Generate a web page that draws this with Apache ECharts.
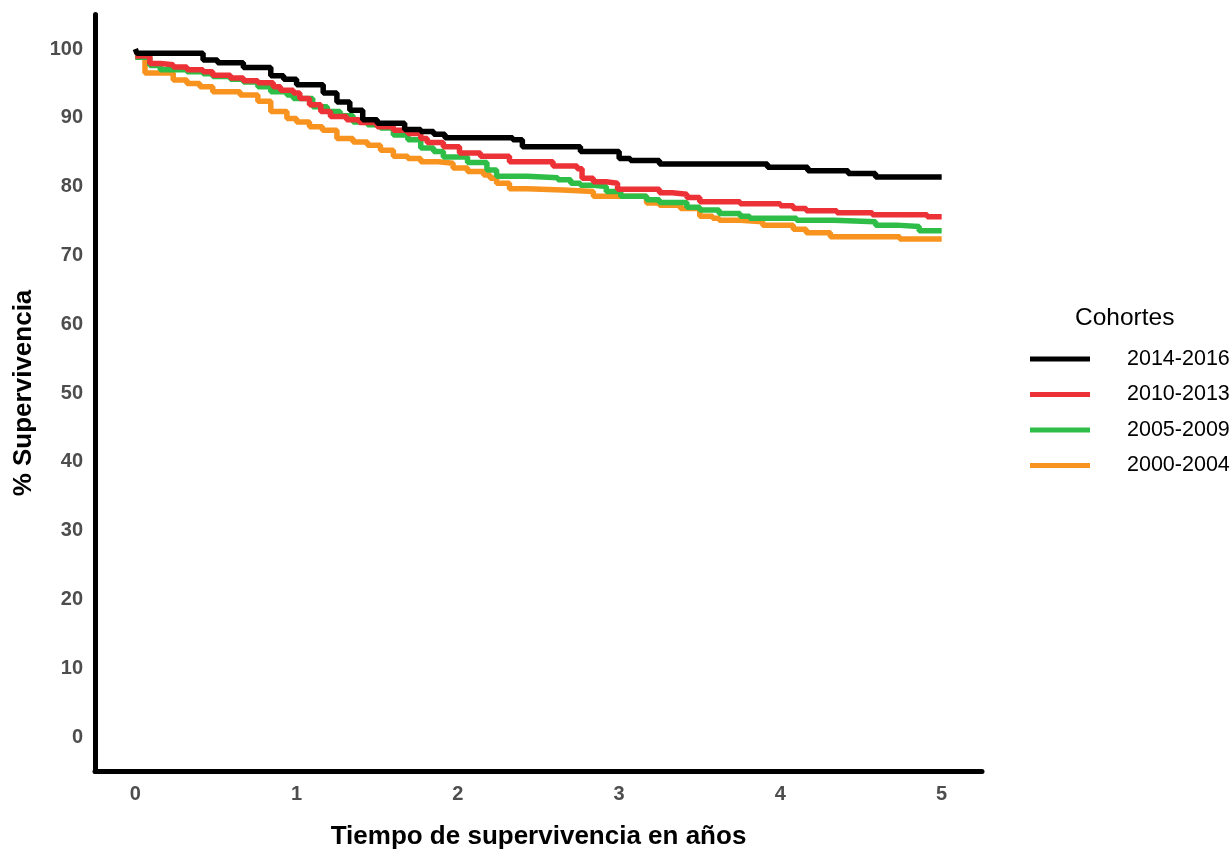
<!DOCTYPE html>
<html>
<head>
<meta charset="utf-8">
<script src="https://cdn.jsdelivr.net/npm/echarts@6/dist/echarts.min.js"></script>
<style>
  html, body { margin: 0; padding: 0; background: #fff; }
  #km { width: 1232px; height: 849px; }
</style>
</head>
<body>
<div id="km"></div>
<script>
// cohortes (orden de la leyenda)
var cohortes = ['2014-2016', '2010-2013', '2005-2009', '2000-2004'];
var colores = ['#000000', '#ED3237', '#2EBD47', '#F7931E'];

// [años, % supervivencia] — cada punto es donde cambia la curva
var s2014 = [[0, 100], [0.01, 99.4], [0.42, 98.4], [0.51, 98.0], [0.67, 97.3], [0.84, 96.1], [0.92, 95.6],
  [1.0, 94.8], [1.165, 93.6], [1.25, 92.3], [1.33, 91.1], [1.41, 89.7], [1.50, 89.2], [1.67, 88.3],
  [1.77, 88.0], [1.85, 87.6], [1.92, 87.1], [2.34, 86.8], [2.40, 85.8], [2.76, 85.1], [3.0, 84.1],
  [3.07, 83.8], [3.25, 83.3], [3.92, 82.8], [4.17, 82.3], [4.42, 81.9], [4.59, 81.4], [5.0, 81.4]];

var s2010 = [[0, 99.0], [0.09, 97.9], [0.155, 97.7], [0.235, 97.4], [0.32, 97.0], [0.42, 96.7], [0.48, 96.2],
  [0.59, 95.8], [0.67, 95.4], [0.76, 95.1], [0.855, 94.5], [0.90, 94.0], [0.98, 93.6], [1.02, 92.8],
  [1.08, 91.9], [1.15, 90.9], [1.21, 90.2], [1.31, 89.7], [1.39, 89.3], [1.50, 88.7], [1.60, 88.2],
  [1.69, 87.7], [1.77, 87.0], [1.81, 86.4], [1.91, 85.8], [2.01, 84.9], [2.14, 84.4], [2.32, 83.6],
  [2.59, 83.0], [2.74, 82.6], [2.77, 81.2], [2.84, 80.7], [2.92, 80.5], [2.99, 79.6], [3.25, 79.1],
  [3.33, 78.9], [3.42, 78.4], [3.50, 77.8], [3.75, 77.5], [4.0, 77.2], [4.08, 76.8], [4.16, 76.5],
  [4.35, 76.2], [4.57, 75.9], [4.91, 75.6], [5.0, 75.6]];

var s2005 = [[0, 98.8], [0.09, 97.6], [0.155, 97.0], [0.32, 96.7], [0.42, 96.4], [0.48, 96.0], [0.59, 95.6],
  [0.67, 95.2], [0.76, 94.5], [0.84, 93.8], [0.94, 93.3], [0.98, 92.8], [1.10, 91.6], [1.19, 90.9],
  [1.27, 90.3], [1.35, 89.4], [1.44, 89.0], [1.52, 88.5], [1.60, 87.5], [1.69, 86.8], [1.77, 85.6],
  [1.85, 85.1], [1.91, 84.3], [2.06, 83.5], [2.18, 82.4], [2.24, 81.5], [2.43, 81.3], [2.62, 81.0],
  [2.70, 80.5], [2.76, 80.2], [2.84, 80.0], [2.92, 79.3], [3.01, 78.6], [3.17, 78.1], [3.25, 77.7],
  [3.42, 77.0], [3.50, 76.6], [3.62, 76.1], [3.75, 75.7], [3.81, 75.4], [4.10, 75.1], [4.33, 74.9],
  [4.59, 74.4], [4.72, 74.2], [4.86, 73.6], [5.0, 73.6]];

var s2000 = [[0, 98.8], [0.06, 96.5], [0.235, 95.5], [0.32, 95.0], [0.40, 94.5], [0.48, 93.8], [0.65, 93.3],
  [0.76, 92.4], [0.84, 90.9], [0.94, 89.9], [1.0, 89.4], [1.08, 88.7], [1.16, 88.2], [1.25, 87.0],
  [1.35, 86.5], [1.44, 86.0], [1.52, 85.3], [1.60, 84.4], [1.69, 84.1], [1.77, 83.6], [1.88, 83.4],
  [1.97, 82.7], [2.06, 82.2], [2.16, 81.7], [2.20, 81.2], [2.24, 80.5], [2.32, 79.7], [2.43, 79.5],
  [2.65, 79.3], [2.84, 78.6], [3.17, 77.6], [3.25, 77.3], [3.38, 76.8], [3.50, 75.7], [3.58, 75.4],
  [3.62, 75.1], [3.75, 74.9], [3.89, 74.4], [4.08, 73.8], [4.16, 73.3], [4.31, 72.7], [4.74, 72.4],
  [5.0, 72.4]];

var ticksX = [0, 1, 2, 3, 4, 5];
var ticksY = [0, 10, 20, 30, 40, 50, 60, 70, 80, 90, 100];

var fuente = '"Liberation Sans", Arial, sans-serif';
var chart = echarts.init(document.getElementById('km'));

function serie(nombre, datos, color) {
  return {
    name: nombre,
    type: 'line',
    step: 'end',
    showSymbol: false,
    symbol: 'none',
    data: datos,
    lineStyle: { color: color, width: 5.5 },
    itemStyle: { color: color },
    animation: false
  };
}

chart.setOption({
  animation: false,
  textStyle: { fontFamily: fuente },
  title: {
    text: 'Cohortes',
    left: 1075,
    top: 306,
    padding: 0,
    textStyle: { fontFamily: fuente, fontSize: 24.5, fontWeight: 'normal', color: '#000' }
  },
  legend: {
    data: cohortes,
    orient: 'vertical',
    left: 1030,
    top: 348,
    padding: 0,
    itemWidth: 60,
    itemHeight: 5,
    itemGap: 13.5,
    icon: 'rect',
    textStyle: { fontFamily: fuente, fontSize: 21.5, color: '#000', lineHeight: 21, padding: [0, 0, 0, 32] }
  },
  grid: { left: 95, right: 250, top: 14.6, bottom: 77.6, containLabel: false, outerBoundsMode: 'none' },
  xAxis: {
    type: 'value',
    min: -0.25,
    max: 5.25,
    interval: 0.25,
    name: 'Tiempo de supervivencia en años',
    nameLocation: 'middle',
    nameGap: 52,
    nameTextStyle: { fontFamily: fuente, fontSize: 26, fontWeight: 'bold', color: '#000' },
    axisLine: { show: true, onZero: false, lineStyle: { color: '#000', width: 5 } },
    axisTick: { show: false },
    splitLine: { show: false },
    axisLabel: {
      margin: 13,
      fontFamily: fuente,
      fontSize: 20,
      fontWeight: 'bold',
      color: '#4D4D4D',
      formatter: function (v) {
        var r = Math.round(v);
        return (Math.abs(v - r) < 1e-6 && ticksX.indexOf(r) >= 0) ? String(r) : '';
      }
    }
  },
  yAxis: {
    type: 'value',
    min: -5,
    max: 105,
    interval: 5,
    name: '% Supervivencia',
    nameLocation: 'middle',
    nameGap: 58,
    nameTextStyle: { fontFamily: fuente, fontSize: 26, fontWeight: 'bold', color: '#000' },
    axisLine: { show: true, onZero: false, lineStyle: { color: '#000', width: 5 } },
    axisTick: { show: false },
    splitLine: { show: false },
    axisLabel: {
      margin: 12,
      fontFamily: fuente,
      fontSize: 20,
      fontWeight: 'bold',
      color: '#4D4D4D',
      formatter: function (v) {
        var r = Math.round(v);
        return (Math.abs(v - r) < 1e-6 && ticksY.indexOf(r) >= 0) ? String(r) : '';
      }
    }
  },
  series: [
    serie(cohortes[3], s2000, colores[3]),
    serie(cohortes[2], s2005, colores[2]),
    serie(cohortes[1], s2010, colores[1]),
    serie(cohortes[0], s2014, colores[0])
  ]
});
</script>
</body>
</html>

▸ YOUR INSTRUCTIONS: Transcribe exactly, with no pictures, the lines running from the first line of the material through the line holding "var colores = ['#000000', '#ED3237', '#2EBD47', '#F7931E'];".

▸ SOLUTION TO THIS TASK:
Generate a web page that draws this with Apache ECharts.
<!DOCTYPE html>
<html>
<head>
<meta charset="utf-8">
<script src="https://cdn.jsdelivr.net/npm/echarts@6/dist/echarts.min.js"></script>
<style>
  html, body { margin: 0; padding: 0; background: #fff; }
  #km { width: 1232px; height: 849px; }
</style>
</head>
<body>
<div id="km"></div>
<script>
// cohortes (orden de la leyenda)
var cohortes = ['2014-2016', '2010-2013', '2005-2009', '2000-2004'];
var colores = ['#000000', '#ED3237', '#2EBD47', '#F7931E'];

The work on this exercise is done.